**BRIEF:** Leave out the images; return the rest of the data exactly.

○ ○ ○ ○

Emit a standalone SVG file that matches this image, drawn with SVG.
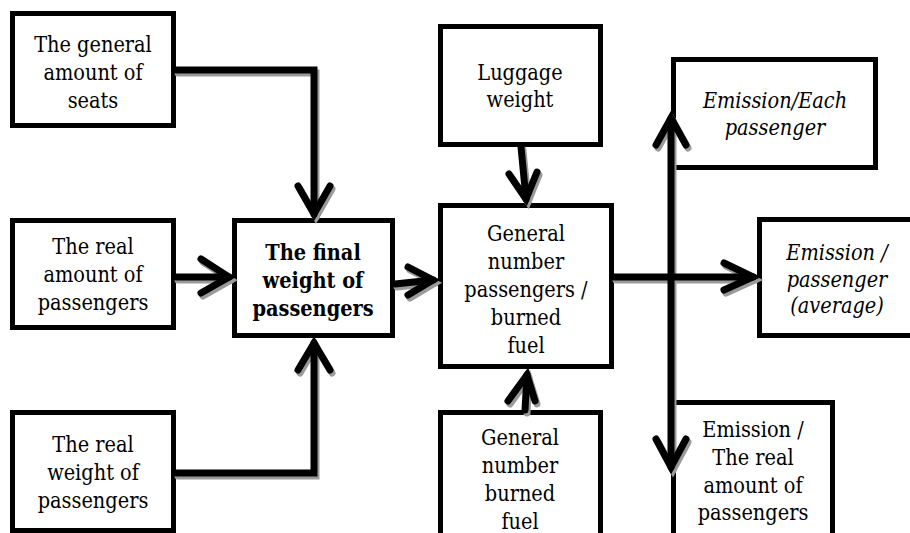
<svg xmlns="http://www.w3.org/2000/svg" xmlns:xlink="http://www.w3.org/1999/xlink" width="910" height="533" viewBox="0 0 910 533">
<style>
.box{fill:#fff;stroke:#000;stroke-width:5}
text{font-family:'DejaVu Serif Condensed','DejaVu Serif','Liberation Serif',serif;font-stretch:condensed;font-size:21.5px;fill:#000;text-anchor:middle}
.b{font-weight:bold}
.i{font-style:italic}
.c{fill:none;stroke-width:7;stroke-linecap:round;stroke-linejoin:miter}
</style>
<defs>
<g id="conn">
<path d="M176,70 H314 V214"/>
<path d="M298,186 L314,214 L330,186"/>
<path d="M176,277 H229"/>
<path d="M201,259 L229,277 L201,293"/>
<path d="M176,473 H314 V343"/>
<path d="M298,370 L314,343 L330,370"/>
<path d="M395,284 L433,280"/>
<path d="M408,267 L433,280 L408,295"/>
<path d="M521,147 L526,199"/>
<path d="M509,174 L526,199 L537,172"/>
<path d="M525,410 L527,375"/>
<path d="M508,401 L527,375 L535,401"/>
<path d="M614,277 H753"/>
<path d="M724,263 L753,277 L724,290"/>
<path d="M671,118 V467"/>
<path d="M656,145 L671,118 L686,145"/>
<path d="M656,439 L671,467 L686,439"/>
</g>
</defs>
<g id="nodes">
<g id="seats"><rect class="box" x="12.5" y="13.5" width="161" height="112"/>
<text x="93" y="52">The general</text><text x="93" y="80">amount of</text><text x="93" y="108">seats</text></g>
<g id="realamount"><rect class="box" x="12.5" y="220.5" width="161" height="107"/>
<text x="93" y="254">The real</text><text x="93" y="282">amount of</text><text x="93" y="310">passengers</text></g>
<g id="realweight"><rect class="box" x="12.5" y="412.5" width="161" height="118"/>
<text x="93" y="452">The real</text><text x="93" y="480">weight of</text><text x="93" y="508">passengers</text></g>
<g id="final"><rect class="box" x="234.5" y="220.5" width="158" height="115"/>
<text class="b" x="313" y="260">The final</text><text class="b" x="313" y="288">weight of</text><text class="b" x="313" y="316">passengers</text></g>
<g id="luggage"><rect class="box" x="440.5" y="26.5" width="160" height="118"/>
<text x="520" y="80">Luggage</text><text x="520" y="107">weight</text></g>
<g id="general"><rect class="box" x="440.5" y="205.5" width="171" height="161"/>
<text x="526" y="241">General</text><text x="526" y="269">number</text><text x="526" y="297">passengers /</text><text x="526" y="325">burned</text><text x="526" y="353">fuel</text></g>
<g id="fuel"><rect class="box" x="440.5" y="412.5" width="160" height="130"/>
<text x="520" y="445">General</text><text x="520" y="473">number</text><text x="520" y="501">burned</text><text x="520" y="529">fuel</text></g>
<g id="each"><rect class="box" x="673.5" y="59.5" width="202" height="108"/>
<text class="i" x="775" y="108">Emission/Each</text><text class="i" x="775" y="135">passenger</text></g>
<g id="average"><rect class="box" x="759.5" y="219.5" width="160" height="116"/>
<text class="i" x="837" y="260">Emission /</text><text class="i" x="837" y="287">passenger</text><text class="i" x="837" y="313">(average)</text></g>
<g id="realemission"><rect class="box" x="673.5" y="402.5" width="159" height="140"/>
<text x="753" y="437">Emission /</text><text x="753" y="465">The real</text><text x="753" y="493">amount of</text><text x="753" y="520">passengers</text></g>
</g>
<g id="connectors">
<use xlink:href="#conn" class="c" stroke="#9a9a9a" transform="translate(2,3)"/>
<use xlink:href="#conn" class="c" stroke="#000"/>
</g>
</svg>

○ ○ ○ ○

**SOLUTION:**
Emit a standalone SVG file that matches this image, drawn with SVG.
<svg xmlns="http://www.w3.org/2000/svg" xmlns:xlink="http://www.w3.org/1999/xlink" width="910" height="533" viewBox="0 0 910 533">
<style>
.box{fill:#fff;stroke:#000;stroke-width:5}
text{font-family:'DejaVu Serif Condensed','DejaVu Serif','Liberation Serif',serif;font-stretch:condensed;font-size:21.5px;fill:#000;text-anchor:middle}
.b{font-weight:bold}
.i{font-style:italic}
.c{fill:none;stroke-width:7;stroke-linecap:round;stroke-linejoin:miter}
</style>
<defs>
<g id="conn">
<path d="M176,70 H314 V214"/>
<path d="M298,186 L314,214 L330,186"/>
<path d="M176,277 H229"/>
<path d="M201,259 L229,277 L201,293"/>
<path d="M176,473 H314 V343"/>
<path d="M298,370 L314,343 L330,370"/>
<path d="M395,284 L433,280"/>
<path d="M408,267 L433,280 L408,295"/>
<path d="M521,147 L526,199"/>
<path d="M509,174 L526,199 L537,172"/>
<path d="M525,410 L527,375"/>
<path d="M508,401 L527,375 L535,401"/>
<path d="M614,277 H753"/>
<path d="M724,263 L753,277 L724,290"/>
<path d="M671,118 V467"/>
<path d="M656,145 L671,118 L686,145"/>
<path d="M656,439 L671,467 L686,439"/>
</g>
</defs>
<g id="nodes">
<g id="seats"><rect class="box" x="12.5" y="13.5" width="161" height="112"/>
<text x="93" y="52">The general</text><text x="93" y="80">amount of</text><text x="93" y="108">seats</text></g>
<g id="realamount"><rect class="box" x="12.5" y="220.5" width="161" height="107"/>
<text x="93" y="254">The real</text><text x="93" y="282">amount of</text><text x="93" y="310">passengers</text></g>
<g id="realweight"><rect class="box" x="12.5" y="412.5" width="161" height="118"/>
<text x="93" y="452">The real</text><text x="93" y="480">weight of</text><text x="93" y="508">passengers</text></g>
<g id="final"><rect class="box" x="234.5" y="220.5" width="158" height="115"/>
<text class="b" x="313" y="260">The final</text><text class="b" x="313" y="288">weight of</text><text class="b" x="313" y="316">passengers</text></g>
<g id="luggage"><rect class="box" x="440.5" y="26.5" width="160" height="118"/>
<text x="520" y="80">Luggage</text><text x="520" y="107">weight</text></g>
<g id="general"><rect class="box" x="440.5" y="205.5" width="171" height="161"/>
<text x="526" y="241">General</text><text x="526" y="269">number</text><text x="526" y="297">passengers /</text><text x="526" y="325">burned</text><text x="526" y="353">fuel</text></g>
<g id="fuel"><rect class="box" x="440.5" y="412.5" width="160" height="130"/>
<text x="520" y="445">General</text><text x="520" y="473">number</text><text x="520" y="501">burned</text><text x="520" y="529">fuel</text></g>
<g id="each"><rect class="box" x="673.5" y="59.5" width="202" height="108"/>
<text class="i" x="775" y="108">Emission/Each</text><text class="i" x="775" y="135">passenger</text></g>
<g id="average"><rect class="box" x="759.5" y="219.5" width="160" height="116"/>
<text class="i" x="837" y="260">Emission /</text><text class="i" x="837" y="287">passenger</text><text class="i" x="837" y="313">(average)</text></g>
<g id="realemission"><rect class="box" x="673.5" y="402.5" width="159" height="140"/>
<text x="753" y="437">Emission /</text><text x="753" y="465">The real</text><text x="753" y="493">amount of</text><text x="753" y="520">passengers</text></g>
</g>
<g id="connectors">
<use xlink:href="#conn" class="c" stroke="#9a9a9a" transform="translate(2,3)"/>
<use xlink:href="#conn" class="c" stroke="#000"/>
</g>
</svg>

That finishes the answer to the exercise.